Il nous fallait visiter, avant d’arriver à Timsah, les travaux du seuil du Sérapéum ; nous les examinâmes le matin. Le grand intérêt de cette visite consistait à voir sur le chantier, en plein fonctionnement, le système de dragage que l’on songe à installer à Chalouf : des dragues flottant dans une première tranchée, à 7 mètres au-dessus du niveau de la mer, dans l’eau douce empruntée au canal. Laissant notre dahabieh continuer sa route sur le canal, nous suivîmes en embarcation la rigole qui a servi, il y a quatre mois, à amener ces eaux ; un kilomètre plus loin, nous débouchâmes dans le canal maritime. On nous fit monter sur la plate-forme d’une drague, d’où nous pûmes embrasser d’un coup d’œil toute la scène environnante. Le seuil du Sérapéum présente une particularité dont on a ingénieusement tiré parti pour les travaux. Il existe à la surface du plateau plusieurs dépressions peu profondes, mais assez étendues. Les travaux de terrassement à sec, poussés avec vigueur dans la dernière campagne, avaient amené à 2 mètres de profondeur tout le parcours du canal.

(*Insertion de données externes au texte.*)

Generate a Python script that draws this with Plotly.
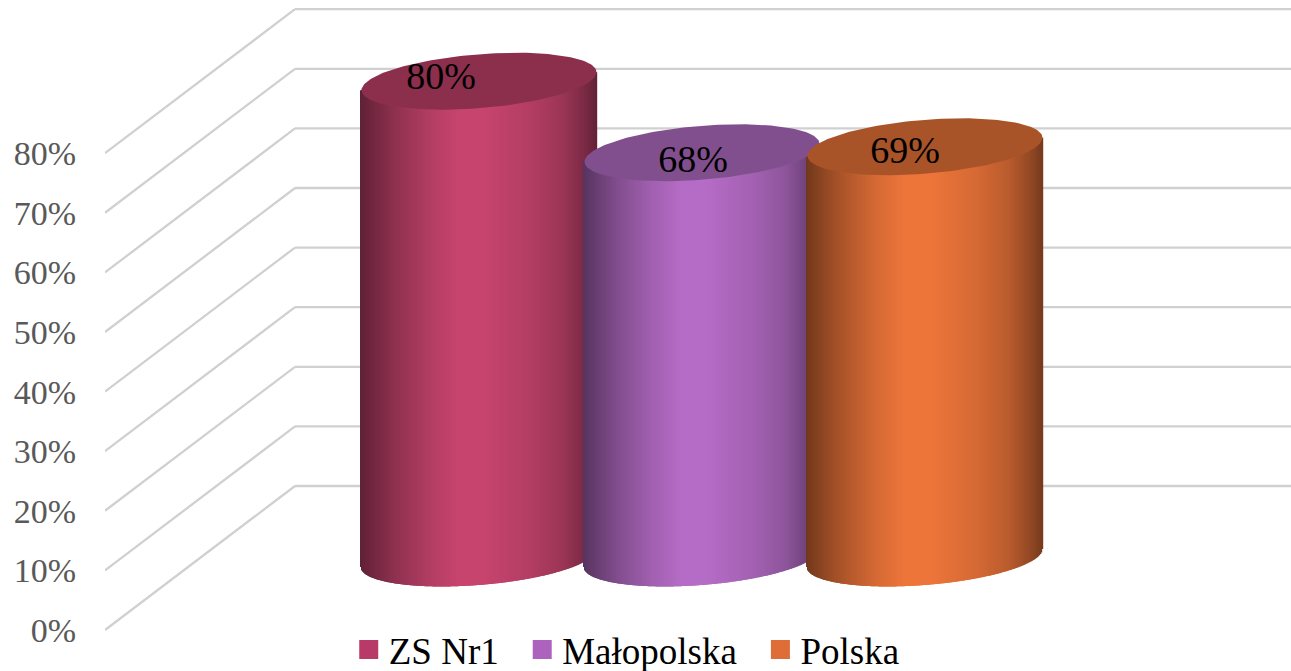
import numpy as np
import plotly.graph_objects as go

categories = ["ZS Nr1", "Małopolska", "Polska"]
values = [80, 68, 69]
tick_values = [0, 10, 20, 30, 40, 50, 60, 70, 80]
tick_labels = ["0%", "10%", "20%", "30%", "40%", "50%", "60%", "70%", "80%"]
bright_colors = ["#c7446f", "#b56cc6", "#ee753a"]
top_colors = ["#8b2f4d", "#824f8e", "#a95428"]
legend_colors = ["#b83a66", "#ad62bd", "#df6d37"]
label_dx = [-38, -9, -20]
label_dy = [0.3, -1.7, -1.2]

FONT = "Liberation Serif"
PX_PER_VALUE = 5.96
Y_TOP = 630 / PX_PER_VALUE
Y_BOTTOM = -41 / PX_PER_VALUE
X_LEFT, X_RIGHT = 105, 1291
WALL_X = 295
DEPTH = 144 / PX_PER_VALUE
FIRST_X, STEP_X = 479, 223
RADIUS = 117.5
TILT = 9 / PX_PER_VALUE
MINOR = 27 / PX_PER_VALUE

shade_t = [0, 0.06, 0.15, 0.3, 0.42, 0.52, 0.72, 0.86, 0.95, 1]
shade_f = [0.48, 0.58, 0.72, 0.9, 1, 1, 0.9, 0.78, 0.62, 0.5]


def hex_rgb(h):
    return [int(h[i:i + 2], 16) for i in (1, 3, 5)]


fig = go.Figure()

for i, (name, v) in enumerate(zip(categories, values)):
    cx = FIRST_X + i * STEP_X
    xs = np.arange(cx - RADIUS, cx + RADIUS + 0.5, 1.0)
    c = (xs - cx) / RADIUS
    s = np.sqrt(np.clip(1 - c ** 2, 0, 1))
    base = DEPTH / 2 + TILT * c - MINOR * s
    top = DEPTH / 2 + v + TILT * c
    f = np.interp((c + 1) / 2, shade_t, shade_f)
    rgb = hex_rgb(bright_colors[i])
    colors = [f"rgb({r * k:.0f},{g * k:.0f},{b * k:.0f})" for k in f for r, g, b in [rgb]]
    fig.add_trace(go.Bar(x=xs, y=top - base, base=base, width=1.4,
                         marker=dict(color=colors, line=dict(width=0)),
                         showlegend=False, hoverinfo="skip"))

for i, (name, v) in enumerate(zip(categories, values)):
    cx = FIRST_X + i * STEP_X
    t = np.linspace(0, 2 * np.pi, 181)
    ex = cx + RADIUS * np.cos(t)
    ey = DEPTH / 2 + v + TILT * np.cos(t) + MINOR * np.sin(t)
    fig.add_trace(go.Scatter(x=ex, y=ey, mode="lines", fill="toself",
                             fillcolor=top_colors[i], line=dict(width=0),
                             showlegend=False, hoverinfo="skip"))

for i, (name, v) in enumerate(zip(categories, values)):
    cx = FIRST_X + i * STEP_X
    fig.add_trace(go.Scatter(x=[cx + label_dx[i]], y=[DEPTH / 2 + v + label_dy[i]],
                             mode="text", text=[f"{v}%"],
                             textfont=dict(family=FONT, size=38, color="#000000"),
                             textposition="middle center",
                             showlegend=False, hoverinfo="skip"))

for i, name in enumerate(categories):
    fig.add_trace(go.Scatter(x=[None], y=[None], mode="markers", name=name + "\u00a0\u00a0",
                             marker=dict(symbol="square", size=16, color=legend_colors[i],
                                         line=dict(color=legend_colors[i], width=3))))

grid = dict(color="#d0d0d0", width=2.3)
for v in tick_values:
    fig.add_shape(type="line", layer="below", x0=X_LEFT, y0=v, x1=WALL_X, y1=v + DEPTH, line=grid)
    fig.add_shape(type="line", layer="below", x0=WALL_X, y0=v + DEPTH, x1=X_RIGHT, y1=v + DEPTH, line=grid)

fig.update_layout(
    width=1291, height=700,
    margin=dict(l=X_LEFT, r=0, t=0, b=29),
    plot_bgcolor="white", paper_bgcolor="white",
    barmode="overlay",
    font=dict(family=FONT),
    xaxis=dict(range=[X_LEFT, X_RIGHT], visible=False, fixedrange=True),
    yaxis=dict(range=[Y_BOTTOM, Y_TOP], tickmode="array", tickvals=tick_values, ticktext=tick_labels,
               showgrid=False, zeroline=False, showline=False, ticks="outside",
               ticklen=21, tickcolor="rgba(0,0,0,0)", fixedrange=True,
               tickfont=dict(family=FONT, size=34, color="#595959")),
    legend=dict(orientation="h", x=0.4475, xanchor="center", y=0.0775, yanchor="top",
                font=dict(family=FONT, size=37, color="#000000"),
                bgcolor="rgba(0,0,0,0)"),
)

fig.write_html("out.html", config={"displayModeBar": False},
               post_script="document.body.style.margin='0';document.documentElement.style.overflow='hidden';")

Quand l’eau douce a été introduite le 12 novembre dernier dans cette tranchée ménagée sur une longueur de 6 kilomètres, elle a également pénétré dans les dépressions contiguës ; des lacs se sont ainsi formés

  1. Un bloc de sel retiré du fond des grands lacs amers a été envoyé à Paris, où il figure à l’exposition universelle.